L’Italia ha stipulato un accordo commerciale con la Cina (la famigerata “nuova via della seta”) e non si è certamente preoccupata di metterlo in discussione, in un secondo momento, dopo quanto emerso sul trattamento inflitto agli Uiguri. Infatti, gli investimenti promessi da Pechino sono fondamentali per le imprese italiane.


Il modo discutibile con cui Putin è salito alla guida di Mosca è facilmente apprendibile dai numerosi documentari che sono stati messi in onda sul KGB e l’Unione Sovietica. Nonostante ciò, la Germania (tra i primi Paesi promotori dell’accordo Nord Stream 2) potrebbe anche deludere i moniti della Nato e degli USA sul non proseguire questa trattativa. Eppure, Angela Merkel è stata tra le prime leaders europee a comminare sanzioni economiche alla Russia dopo i fatti nel Donbass e in Crimea.

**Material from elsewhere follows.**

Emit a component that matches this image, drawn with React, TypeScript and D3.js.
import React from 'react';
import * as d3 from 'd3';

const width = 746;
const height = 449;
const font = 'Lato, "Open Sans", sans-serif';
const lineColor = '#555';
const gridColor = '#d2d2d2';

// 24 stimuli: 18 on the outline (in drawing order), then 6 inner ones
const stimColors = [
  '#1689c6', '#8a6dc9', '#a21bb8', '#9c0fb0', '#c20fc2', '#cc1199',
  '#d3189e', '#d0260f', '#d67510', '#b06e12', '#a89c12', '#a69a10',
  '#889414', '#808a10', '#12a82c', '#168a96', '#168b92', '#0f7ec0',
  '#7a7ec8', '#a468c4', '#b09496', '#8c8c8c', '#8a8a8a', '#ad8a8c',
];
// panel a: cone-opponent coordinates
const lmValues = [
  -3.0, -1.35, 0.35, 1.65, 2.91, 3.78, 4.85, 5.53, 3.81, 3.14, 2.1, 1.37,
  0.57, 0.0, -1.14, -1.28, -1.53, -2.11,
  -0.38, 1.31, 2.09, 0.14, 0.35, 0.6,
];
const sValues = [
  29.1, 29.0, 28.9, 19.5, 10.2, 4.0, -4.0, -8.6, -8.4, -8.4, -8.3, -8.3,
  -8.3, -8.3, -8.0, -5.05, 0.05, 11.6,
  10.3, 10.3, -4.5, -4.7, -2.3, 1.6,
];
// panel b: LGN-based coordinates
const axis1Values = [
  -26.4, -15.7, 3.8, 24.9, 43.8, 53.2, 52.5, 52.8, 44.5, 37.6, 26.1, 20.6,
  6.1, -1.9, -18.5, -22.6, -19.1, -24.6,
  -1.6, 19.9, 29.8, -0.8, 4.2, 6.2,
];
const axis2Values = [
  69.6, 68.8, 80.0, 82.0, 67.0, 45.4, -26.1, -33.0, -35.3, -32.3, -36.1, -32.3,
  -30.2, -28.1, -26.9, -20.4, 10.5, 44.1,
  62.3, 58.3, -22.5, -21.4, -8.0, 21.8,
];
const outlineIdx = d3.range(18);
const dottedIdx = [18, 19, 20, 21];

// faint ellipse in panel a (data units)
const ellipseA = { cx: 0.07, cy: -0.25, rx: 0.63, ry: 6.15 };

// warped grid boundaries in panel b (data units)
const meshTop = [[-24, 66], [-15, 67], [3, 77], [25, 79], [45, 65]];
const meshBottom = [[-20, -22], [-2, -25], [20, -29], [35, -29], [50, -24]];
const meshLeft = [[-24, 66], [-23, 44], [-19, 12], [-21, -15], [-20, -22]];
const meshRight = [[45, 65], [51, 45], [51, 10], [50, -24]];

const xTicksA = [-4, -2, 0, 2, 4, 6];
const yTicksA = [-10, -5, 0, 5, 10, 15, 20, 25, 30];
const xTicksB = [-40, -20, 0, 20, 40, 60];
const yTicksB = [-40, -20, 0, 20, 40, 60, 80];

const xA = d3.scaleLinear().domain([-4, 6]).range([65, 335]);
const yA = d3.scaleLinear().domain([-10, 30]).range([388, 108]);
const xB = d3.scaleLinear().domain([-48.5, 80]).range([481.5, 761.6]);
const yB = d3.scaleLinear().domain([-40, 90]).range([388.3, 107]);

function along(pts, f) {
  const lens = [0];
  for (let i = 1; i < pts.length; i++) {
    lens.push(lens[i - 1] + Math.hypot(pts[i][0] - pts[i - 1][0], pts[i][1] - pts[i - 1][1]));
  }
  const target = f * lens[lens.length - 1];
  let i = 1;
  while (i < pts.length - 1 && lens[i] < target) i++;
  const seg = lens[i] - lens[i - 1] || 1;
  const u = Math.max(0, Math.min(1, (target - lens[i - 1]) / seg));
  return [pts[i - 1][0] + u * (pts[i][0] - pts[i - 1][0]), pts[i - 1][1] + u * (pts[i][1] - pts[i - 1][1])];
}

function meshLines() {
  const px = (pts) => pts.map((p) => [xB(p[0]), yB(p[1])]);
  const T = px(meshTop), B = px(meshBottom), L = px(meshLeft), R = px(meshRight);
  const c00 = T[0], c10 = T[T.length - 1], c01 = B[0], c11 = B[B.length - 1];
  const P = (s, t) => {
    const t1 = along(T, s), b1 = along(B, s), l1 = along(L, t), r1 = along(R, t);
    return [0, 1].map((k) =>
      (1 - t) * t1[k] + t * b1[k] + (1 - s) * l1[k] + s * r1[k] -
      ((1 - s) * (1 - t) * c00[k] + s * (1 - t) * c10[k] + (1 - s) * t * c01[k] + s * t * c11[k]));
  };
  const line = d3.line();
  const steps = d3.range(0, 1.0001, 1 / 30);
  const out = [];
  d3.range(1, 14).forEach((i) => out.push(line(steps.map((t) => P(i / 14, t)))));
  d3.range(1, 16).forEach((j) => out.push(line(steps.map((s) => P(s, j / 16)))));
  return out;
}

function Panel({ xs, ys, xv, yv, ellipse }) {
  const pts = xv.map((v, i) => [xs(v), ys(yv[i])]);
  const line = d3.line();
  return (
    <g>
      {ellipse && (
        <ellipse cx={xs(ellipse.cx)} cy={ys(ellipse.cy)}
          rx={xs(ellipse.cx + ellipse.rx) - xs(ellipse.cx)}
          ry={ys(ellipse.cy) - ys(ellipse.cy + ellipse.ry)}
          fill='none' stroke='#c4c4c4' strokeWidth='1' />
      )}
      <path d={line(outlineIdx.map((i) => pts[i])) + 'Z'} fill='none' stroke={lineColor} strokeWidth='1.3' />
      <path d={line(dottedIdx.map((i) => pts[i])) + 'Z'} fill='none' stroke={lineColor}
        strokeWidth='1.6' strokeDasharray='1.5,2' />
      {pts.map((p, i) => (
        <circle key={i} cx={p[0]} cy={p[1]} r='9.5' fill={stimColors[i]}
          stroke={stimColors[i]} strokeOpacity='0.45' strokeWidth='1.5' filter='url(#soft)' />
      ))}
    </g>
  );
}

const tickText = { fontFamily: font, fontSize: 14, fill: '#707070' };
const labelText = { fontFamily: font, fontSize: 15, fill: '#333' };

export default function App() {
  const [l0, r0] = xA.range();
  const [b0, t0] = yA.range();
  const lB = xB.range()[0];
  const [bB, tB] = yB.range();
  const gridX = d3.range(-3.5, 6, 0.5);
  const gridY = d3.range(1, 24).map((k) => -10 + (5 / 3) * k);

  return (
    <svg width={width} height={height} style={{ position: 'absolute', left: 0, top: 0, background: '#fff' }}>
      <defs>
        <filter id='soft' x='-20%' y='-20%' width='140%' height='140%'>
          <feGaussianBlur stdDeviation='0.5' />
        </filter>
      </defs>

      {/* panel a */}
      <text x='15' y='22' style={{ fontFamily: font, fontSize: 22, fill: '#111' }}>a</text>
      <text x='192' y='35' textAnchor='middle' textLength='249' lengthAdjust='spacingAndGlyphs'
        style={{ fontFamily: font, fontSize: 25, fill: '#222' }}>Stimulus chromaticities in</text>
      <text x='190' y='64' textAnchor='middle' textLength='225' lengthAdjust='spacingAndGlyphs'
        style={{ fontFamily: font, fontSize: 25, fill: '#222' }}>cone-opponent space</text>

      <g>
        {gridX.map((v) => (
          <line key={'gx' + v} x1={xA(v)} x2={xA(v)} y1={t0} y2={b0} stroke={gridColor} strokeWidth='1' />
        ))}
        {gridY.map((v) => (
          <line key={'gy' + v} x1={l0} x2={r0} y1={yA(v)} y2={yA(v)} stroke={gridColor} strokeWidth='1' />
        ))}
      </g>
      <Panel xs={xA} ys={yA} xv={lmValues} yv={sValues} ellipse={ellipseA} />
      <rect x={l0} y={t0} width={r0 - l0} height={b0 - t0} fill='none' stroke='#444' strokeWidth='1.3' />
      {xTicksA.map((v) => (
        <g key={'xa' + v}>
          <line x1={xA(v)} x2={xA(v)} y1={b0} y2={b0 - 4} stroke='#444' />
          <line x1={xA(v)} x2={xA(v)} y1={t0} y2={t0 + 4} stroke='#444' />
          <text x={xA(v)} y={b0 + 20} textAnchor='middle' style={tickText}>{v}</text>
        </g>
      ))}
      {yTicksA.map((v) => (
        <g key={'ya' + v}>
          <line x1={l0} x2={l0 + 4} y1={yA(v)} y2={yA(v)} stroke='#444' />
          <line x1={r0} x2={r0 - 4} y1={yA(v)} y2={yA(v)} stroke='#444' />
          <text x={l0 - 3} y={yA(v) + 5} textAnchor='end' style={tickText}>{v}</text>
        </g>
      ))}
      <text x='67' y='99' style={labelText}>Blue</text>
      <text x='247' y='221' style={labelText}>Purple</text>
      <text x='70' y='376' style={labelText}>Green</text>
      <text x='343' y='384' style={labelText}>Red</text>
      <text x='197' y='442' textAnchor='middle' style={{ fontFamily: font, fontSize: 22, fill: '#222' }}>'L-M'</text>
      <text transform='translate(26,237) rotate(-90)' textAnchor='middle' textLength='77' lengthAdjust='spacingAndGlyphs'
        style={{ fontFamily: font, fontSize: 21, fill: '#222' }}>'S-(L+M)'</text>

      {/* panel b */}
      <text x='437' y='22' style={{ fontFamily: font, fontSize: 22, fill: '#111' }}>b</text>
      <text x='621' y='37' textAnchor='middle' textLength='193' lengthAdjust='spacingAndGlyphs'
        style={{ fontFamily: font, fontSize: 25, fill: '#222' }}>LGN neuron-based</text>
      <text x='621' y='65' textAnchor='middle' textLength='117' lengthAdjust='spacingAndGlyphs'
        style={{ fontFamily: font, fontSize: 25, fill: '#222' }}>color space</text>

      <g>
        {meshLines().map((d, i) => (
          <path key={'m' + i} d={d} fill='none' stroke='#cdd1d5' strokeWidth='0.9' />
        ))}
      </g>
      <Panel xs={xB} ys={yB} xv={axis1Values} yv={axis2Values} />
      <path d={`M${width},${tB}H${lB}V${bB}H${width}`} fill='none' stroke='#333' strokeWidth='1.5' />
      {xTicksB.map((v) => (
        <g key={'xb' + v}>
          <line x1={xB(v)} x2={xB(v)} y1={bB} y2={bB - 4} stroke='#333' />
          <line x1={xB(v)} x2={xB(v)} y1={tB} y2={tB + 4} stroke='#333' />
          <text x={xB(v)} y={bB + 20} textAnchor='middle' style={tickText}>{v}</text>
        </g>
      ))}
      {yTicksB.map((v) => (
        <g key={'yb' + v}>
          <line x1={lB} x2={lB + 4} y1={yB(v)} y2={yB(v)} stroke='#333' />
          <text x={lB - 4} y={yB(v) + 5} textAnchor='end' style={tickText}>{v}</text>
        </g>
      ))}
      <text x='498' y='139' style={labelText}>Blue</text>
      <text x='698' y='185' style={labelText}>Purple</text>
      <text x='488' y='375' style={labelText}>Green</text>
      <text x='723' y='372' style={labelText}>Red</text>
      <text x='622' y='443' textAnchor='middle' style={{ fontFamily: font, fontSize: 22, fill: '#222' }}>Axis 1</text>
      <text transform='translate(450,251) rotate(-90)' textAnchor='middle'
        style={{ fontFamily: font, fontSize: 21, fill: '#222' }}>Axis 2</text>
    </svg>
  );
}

Non si parli poi dei famigerati e onnipresenti Stati Uniti d’America. Un vecchio detto, ripetuto quasi all’infinito in film e comizi, recita “Dio benedica l’America”. Si, ma di quale America parliamo? Di quella che ha vinto la segregazione razziale (forse solo dal punto di vista legislativo e mai sociale) e che ha aiutato l’alleata Europa a rialzarsi dopo la Seconda Guerra Mondiale? Oppure ci riferiamo a quel Paese che ha invaso arbitrariamente il Vietnam, ha sganciato due bombe nucleari sul Giappone e ha usato un importante pretesto umanitario per assecondare la sua egoistica sete di petrolio in Iraq?


Guardandosi intorno, tutti i Paesi, chi più chi meno, hanno i loro scheletri nell’armadio. La vera ipocrisia, forse, deriva da quella frase troppo spesso ricorrente che afferma che “sono i vincitori a scrivere la storia”. Ergo, sono loro a dettare il buono e il cattivo tempo nell’ordine geopolitico mondiale e a fissare i parametri che regolano le maggiori organizzazioni internazionali.

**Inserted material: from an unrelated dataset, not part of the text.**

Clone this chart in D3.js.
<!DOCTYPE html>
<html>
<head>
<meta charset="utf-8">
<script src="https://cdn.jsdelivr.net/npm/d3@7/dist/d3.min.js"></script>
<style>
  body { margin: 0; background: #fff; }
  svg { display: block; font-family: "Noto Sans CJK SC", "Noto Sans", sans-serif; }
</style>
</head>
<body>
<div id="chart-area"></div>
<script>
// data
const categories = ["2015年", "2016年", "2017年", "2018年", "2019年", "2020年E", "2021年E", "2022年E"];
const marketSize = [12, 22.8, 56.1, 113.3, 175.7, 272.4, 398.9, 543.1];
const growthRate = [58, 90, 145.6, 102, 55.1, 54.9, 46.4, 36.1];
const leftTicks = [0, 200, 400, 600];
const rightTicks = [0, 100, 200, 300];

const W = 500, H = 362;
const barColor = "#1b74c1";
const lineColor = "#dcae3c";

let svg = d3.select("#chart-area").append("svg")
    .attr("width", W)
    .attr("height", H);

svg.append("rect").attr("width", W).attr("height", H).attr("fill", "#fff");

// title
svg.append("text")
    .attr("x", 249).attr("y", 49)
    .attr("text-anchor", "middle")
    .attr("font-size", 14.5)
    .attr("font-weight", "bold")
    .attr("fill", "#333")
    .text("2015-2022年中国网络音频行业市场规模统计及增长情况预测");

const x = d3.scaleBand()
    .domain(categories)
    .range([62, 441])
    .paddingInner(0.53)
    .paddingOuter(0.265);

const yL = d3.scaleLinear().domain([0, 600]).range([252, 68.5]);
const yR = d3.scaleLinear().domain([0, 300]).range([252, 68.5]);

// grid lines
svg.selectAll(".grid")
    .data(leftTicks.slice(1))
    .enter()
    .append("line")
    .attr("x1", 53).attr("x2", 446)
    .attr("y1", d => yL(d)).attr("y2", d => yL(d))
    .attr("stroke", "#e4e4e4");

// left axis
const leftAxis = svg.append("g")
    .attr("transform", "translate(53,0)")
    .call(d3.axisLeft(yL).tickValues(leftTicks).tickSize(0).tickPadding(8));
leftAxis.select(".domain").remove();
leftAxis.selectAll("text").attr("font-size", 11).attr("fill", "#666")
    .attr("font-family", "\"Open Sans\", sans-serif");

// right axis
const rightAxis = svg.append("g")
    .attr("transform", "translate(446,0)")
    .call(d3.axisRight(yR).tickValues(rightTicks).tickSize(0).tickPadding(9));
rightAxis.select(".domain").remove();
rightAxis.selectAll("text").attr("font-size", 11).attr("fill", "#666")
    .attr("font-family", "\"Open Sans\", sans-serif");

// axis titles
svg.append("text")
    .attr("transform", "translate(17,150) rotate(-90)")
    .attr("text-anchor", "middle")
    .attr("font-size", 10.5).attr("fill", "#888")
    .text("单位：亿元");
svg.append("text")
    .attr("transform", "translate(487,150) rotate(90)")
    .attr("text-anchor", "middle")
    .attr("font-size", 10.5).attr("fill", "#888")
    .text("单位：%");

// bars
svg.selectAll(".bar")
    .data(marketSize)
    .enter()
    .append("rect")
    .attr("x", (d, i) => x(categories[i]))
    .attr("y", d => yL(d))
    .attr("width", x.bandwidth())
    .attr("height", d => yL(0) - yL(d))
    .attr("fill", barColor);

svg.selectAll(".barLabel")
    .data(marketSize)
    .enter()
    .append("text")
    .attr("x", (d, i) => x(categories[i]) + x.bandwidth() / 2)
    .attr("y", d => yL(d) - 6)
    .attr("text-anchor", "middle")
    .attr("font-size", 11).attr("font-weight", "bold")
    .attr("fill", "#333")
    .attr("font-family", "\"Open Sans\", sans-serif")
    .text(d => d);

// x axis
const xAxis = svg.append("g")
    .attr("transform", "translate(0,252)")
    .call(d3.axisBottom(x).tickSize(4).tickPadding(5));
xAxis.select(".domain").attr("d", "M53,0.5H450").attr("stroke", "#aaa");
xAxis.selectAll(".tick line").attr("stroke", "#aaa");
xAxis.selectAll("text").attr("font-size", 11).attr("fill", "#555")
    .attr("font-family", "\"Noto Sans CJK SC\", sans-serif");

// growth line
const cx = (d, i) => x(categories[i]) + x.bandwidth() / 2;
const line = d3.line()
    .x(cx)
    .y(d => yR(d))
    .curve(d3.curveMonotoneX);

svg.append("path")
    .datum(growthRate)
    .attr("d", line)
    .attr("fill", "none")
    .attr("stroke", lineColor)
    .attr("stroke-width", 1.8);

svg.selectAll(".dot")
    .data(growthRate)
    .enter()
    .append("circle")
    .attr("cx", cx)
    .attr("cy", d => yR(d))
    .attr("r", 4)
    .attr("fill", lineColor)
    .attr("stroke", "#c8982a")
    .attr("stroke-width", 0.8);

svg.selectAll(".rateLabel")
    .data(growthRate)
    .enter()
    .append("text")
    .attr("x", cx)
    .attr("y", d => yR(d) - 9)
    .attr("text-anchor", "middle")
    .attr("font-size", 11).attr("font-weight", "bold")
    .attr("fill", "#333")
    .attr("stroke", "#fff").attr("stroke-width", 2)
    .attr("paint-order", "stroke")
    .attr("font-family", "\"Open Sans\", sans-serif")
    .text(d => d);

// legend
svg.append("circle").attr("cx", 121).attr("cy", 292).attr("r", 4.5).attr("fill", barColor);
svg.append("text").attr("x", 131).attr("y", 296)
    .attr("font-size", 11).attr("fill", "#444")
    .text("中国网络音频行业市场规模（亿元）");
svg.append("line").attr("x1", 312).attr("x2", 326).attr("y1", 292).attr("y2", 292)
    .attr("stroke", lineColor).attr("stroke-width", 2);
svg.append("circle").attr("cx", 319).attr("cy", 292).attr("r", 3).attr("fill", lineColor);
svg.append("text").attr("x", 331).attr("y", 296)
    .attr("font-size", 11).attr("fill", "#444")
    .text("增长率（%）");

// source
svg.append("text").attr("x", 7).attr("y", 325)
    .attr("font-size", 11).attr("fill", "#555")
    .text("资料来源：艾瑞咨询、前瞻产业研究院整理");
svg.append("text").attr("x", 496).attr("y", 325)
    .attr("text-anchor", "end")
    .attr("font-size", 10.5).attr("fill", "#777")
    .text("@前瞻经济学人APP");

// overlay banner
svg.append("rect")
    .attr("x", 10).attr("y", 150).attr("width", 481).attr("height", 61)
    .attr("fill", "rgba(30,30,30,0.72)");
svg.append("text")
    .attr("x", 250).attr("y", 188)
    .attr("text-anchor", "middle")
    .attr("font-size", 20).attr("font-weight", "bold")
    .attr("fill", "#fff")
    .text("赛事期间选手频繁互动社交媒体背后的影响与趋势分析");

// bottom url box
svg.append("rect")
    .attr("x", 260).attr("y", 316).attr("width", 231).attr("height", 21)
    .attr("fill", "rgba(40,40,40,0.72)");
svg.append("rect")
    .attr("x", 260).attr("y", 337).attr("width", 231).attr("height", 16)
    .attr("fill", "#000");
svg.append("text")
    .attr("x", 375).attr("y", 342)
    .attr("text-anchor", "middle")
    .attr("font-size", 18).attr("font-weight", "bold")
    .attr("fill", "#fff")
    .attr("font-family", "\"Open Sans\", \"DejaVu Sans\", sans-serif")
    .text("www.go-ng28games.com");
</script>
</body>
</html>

Si pensi anche alla stessa Unione Europea che nonostante la strenua difesa di valori democratici ha ammesso e continua a lasciare impuniti i continui blocchi di voto in materia di immigrazione e di accoglienza di Paesi come Ungheria o Polonia.


Al netto di queste considerazioni, una sola eredità di pensiero se possibile. Ricordiamo che avere meno tragiche eredità sulla coscienza non significa poter dettare leggi, ma forse dare un minimo senso di responsabilità ad altri Paesi perché tutti sono utili. Infatti, la sopravvivenza politica di uno Stato passa da accordi e intese strategiche con chiunque risulti partner fondamentale.


E a tal proposito, ci si domanda quanto l’Italia, con le sue aziende presenti in Turchia, potrà fare a meno di certe risorse economiche che oggi più che mai diventano fondamentali per la salvezza dell’economia di Roma.